■ Task to carry out
Print all of the lines exactly. Any picture among them stays out.

■ Supplied material
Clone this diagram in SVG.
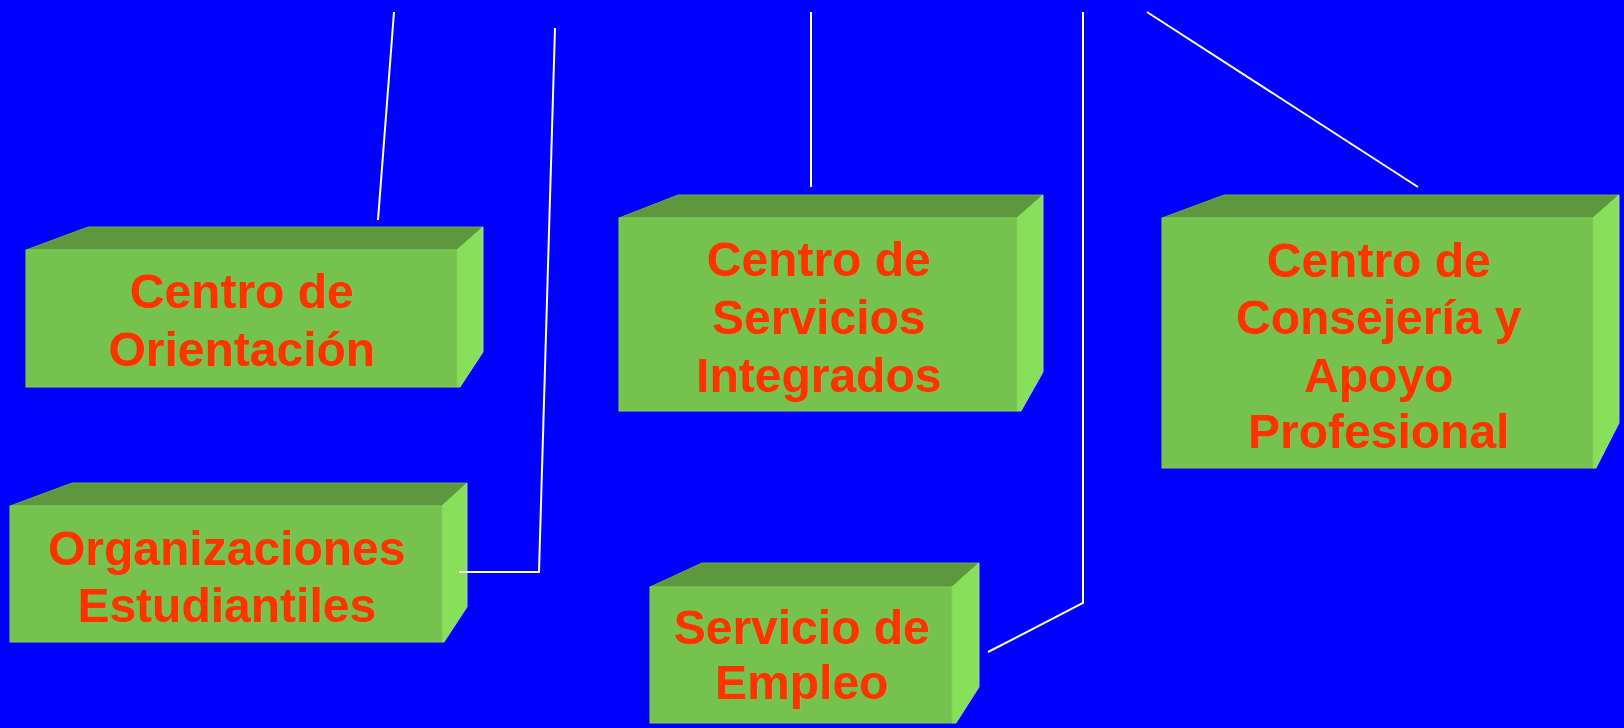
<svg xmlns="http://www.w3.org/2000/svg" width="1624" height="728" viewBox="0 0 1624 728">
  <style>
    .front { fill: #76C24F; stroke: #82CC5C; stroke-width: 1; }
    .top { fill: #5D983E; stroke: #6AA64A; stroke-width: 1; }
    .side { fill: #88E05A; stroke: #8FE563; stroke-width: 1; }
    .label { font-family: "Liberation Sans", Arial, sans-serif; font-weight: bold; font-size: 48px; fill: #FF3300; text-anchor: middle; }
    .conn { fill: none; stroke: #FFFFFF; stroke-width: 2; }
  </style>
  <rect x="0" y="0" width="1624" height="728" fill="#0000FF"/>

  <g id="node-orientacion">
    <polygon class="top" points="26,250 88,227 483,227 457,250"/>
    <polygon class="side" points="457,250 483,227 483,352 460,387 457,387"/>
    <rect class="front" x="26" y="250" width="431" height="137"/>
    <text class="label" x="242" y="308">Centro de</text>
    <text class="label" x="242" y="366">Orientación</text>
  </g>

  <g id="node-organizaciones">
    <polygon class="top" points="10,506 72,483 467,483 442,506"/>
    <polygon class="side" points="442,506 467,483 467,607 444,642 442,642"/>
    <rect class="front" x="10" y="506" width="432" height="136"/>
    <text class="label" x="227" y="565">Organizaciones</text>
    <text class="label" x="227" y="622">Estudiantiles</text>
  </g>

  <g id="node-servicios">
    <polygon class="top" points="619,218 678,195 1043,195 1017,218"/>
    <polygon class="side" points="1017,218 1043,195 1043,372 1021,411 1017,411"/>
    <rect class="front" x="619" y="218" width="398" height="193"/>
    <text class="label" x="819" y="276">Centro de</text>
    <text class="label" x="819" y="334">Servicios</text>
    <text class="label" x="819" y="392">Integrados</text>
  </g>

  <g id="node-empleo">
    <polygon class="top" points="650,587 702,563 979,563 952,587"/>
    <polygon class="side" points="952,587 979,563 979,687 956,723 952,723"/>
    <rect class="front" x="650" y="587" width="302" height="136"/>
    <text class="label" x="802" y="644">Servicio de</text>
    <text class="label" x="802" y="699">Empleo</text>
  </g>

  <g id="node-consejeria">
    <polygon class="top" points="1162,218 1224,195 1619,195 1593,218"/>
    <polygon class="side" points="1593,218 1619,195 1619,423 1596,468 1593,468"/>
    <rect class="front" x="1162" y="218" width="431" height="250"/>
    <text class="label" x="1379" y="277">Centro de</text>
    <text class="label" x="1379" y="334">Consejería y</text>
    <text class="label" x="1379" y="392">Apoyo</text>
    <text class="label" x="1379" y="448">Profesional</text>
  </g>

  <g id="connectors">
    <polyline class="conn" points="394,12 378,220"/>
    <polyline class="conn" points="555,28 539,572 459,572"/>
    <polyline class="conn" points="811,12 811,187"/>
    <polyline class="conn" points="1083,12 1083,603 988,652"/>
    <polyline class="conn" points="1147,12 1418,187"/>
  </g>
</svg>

■ Result
Clone this diagram in SVG.
<svg xmlns="http://www.w3.org/2000/svg" width="1624" height="728" viewBox="0 0 1624 728">
  <style>
    .front { fill: #76C24F; stroke: #82CC5C; stroke-width: 1; }
    .top { fill: #5D983E; stroke: #6AA64A; stroke-width: 1; }
    .side { fill: #88E05A; stroke: #8FE563; stroke-width: 1; }
    .label { font-family: "Liberation Sans", Arial, sans-serif; font-weight: bold; font-size: 48px; fill: #FF3300; text-anchor: middle; }
    .conn { fill: none; stroke: #FFFFFF; stroke-width: 2; }
  </style>
  <rect x="0" y="0" width="1624" height="728" fill="#0000FF"/>

  <g id="node-orientacion">
    <polygon class="top" points="26,250 88,227 483,227 457,250"/>
    <polygon class="side" points="457,250 483,227 483,352 460,387 457,387"/>
    <rect class="front" x="26" y="250" width="431" height="137"/>
    <text class="label" x="242" y="308">Centro de</text>
    <text class="label" x="242" y="366">Orientación</text>
  </g>

  <g id="node-organizaciones">
    <polygon class="top" points="10,506 72,483 467,483 442,506"/>
    <polygon class="side" points="442,506 467,483 467,607 444,642 442,642"/>
    <rect class="front" x="10" y="506" width="432" height="136"/>
    <text class="label" x="227" y="565">Organizaciones</text>
    <text class="label" x="227" y="622">Estudiantiles</text>
  </g>

  <g id="node-servicios">
    <polygon class="top" points="619,218 678,195 1043,195 1017,218"/>
    <polygon class="side" points="1017,218 1043,195 1043,372 1021,411 1017,411"/>
    <rect class="front" x="619" y="218" width="398" height="193"/>
    <text class="label" x="819" y="276">Centro de</text>
    <text class="label" x="819" y="334">Servicios</text>
    <text class="label" x="819" y="392">Integrados</text>
  </g>

  <g id="node-empleo">
    <polygon class="top" points="650,587 702,563 979,563 952,587"/>
    <polygon class="side" points="952,587 979,563 979,687 956,723 952,723"/>
    <rect class="front" x="650" y="587" width="302" height="136"/>
    <text class="label" x="802" y="644">Servicio de</text>
    <text class="label" x="802" y="699">Empleo</text>
  </g>

  <g id="node-consejeria">
    <polygon class="top" points="1162,218 1224,195 1619,195 1593,218"/>
    <polygon class="side" points="1593,218 1619,195 1619,423 1596,468 1593,468"/>
    <rect class="front" x="1162" y="218" width="431" height="250"/>
    <text class="label" x="1379" y="277">Centro de</text>
    <text class="label" x="1379" y="334">Consejería y</text>
    <text class="label" x="1379" y="392">Apoyo</text>
    <text class="label" x="1379" y="448">Profesional</text>
  </g>

  <g id="connectors">
    <polyline class="conn" points="394,12 378,220"/>
    <polyline class="conn" points="555,28 539,572 459,572"/>
    <polyline class="conn" points="811,12 811,187"/>
    <polyline class="conn" points="1083,12 1083,603 988,652"/>
    <polyline class="conn" points="1147,12 1418,187"/>
  </g>
</svg>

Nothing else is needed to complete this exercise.